Uutisia Koreasta

Suht tuore dokkari Pohjois-Koreasta
Pohjois-Korean kommunistisen puolueen keskuskomitean kokouksessa osallistujien rintamerkeissä oli ensikertaa pelkkä Kim Jong-unin kuva. Eli isä ja isoisä heivattiin pois, ilmeisesti paksu poika yrittää vahvistaa henkilöpalvontaansa.

Kim Jong-un's solitary portrait pin officially seen for 1st time​

SEOUL, June 30 (Yonhap) -- A pin featuring the solitary portrait of North Korean leader Kim Jong-un was officially seen for the first time Sunday, signaling an accelerated effort to glorify the third generation of the Kim family.

The pin was seen attached to the suit jackets of all of the North Korean officials who attended a plenary meeting of the ruling Workers' Party of Korea's 8th Central Committee on Friday, a photo by the Korean Central News Agency (KCNA) showed Sunday.

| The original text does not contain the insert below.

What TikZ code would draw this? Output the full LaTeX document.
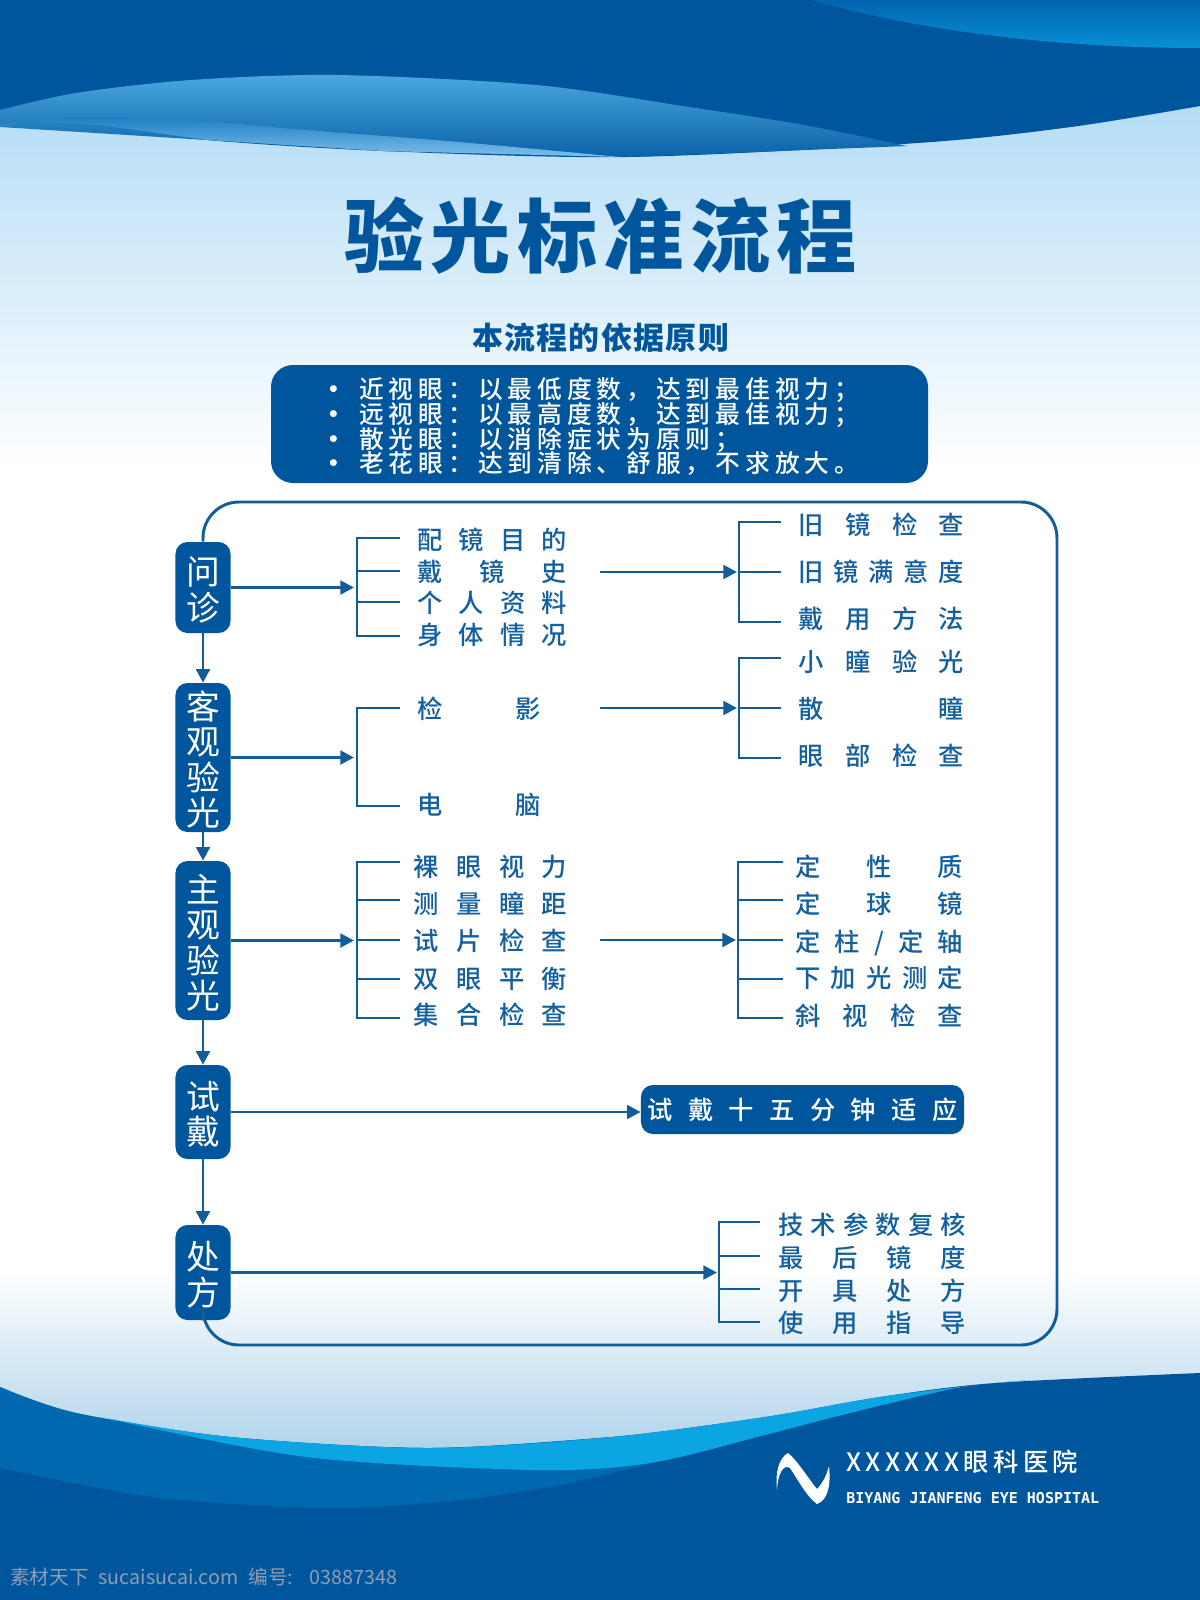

The photo was also published in the Rodong Sinmun, North Korea's official newspaper.

It marked the first confirmation of the use of pins featuring the sole portrait of Kim Jong-un.

During inter-Korean working-level talks in 2013, North Korean officials confirmed to South Korean reporters that a pin featuring the portrait of Kim Jong-un was created in early 2012, available in two shapes: round and square.

A portrait pin, a key symbol of the Kim family's cult of personality, must be worn by everyone in North Korea, from ordinary citizens to top officials.

The pin featuring Kim Il-sung, North Korea's founder, began production and distribution in November 1970, while his successor Kim Jong-il's pin started being produced in February 1992 for his 50th birthday celebration.

Since Kim Jong-il's death in December 2011, pins with dual portraits of both leaders have been widely distributed to the public.

The recent appearance of Kim Jong-un's pin with his solitary portrait in official meeting venues indicates "an intensified effort in idolization," Hong Min, a senior research fellow at the Korea Institute for National Unification, told Yonhap News Agency on Sunday.

Pyongyang appeared to have entered "a phase of intensified idolization of Kim Jong-un," he said, which suggests that such efforts could "potentially extend to other aspects of North Korea's governance, including possible future changes to its constitution and party rules," to further solidify Kim's status.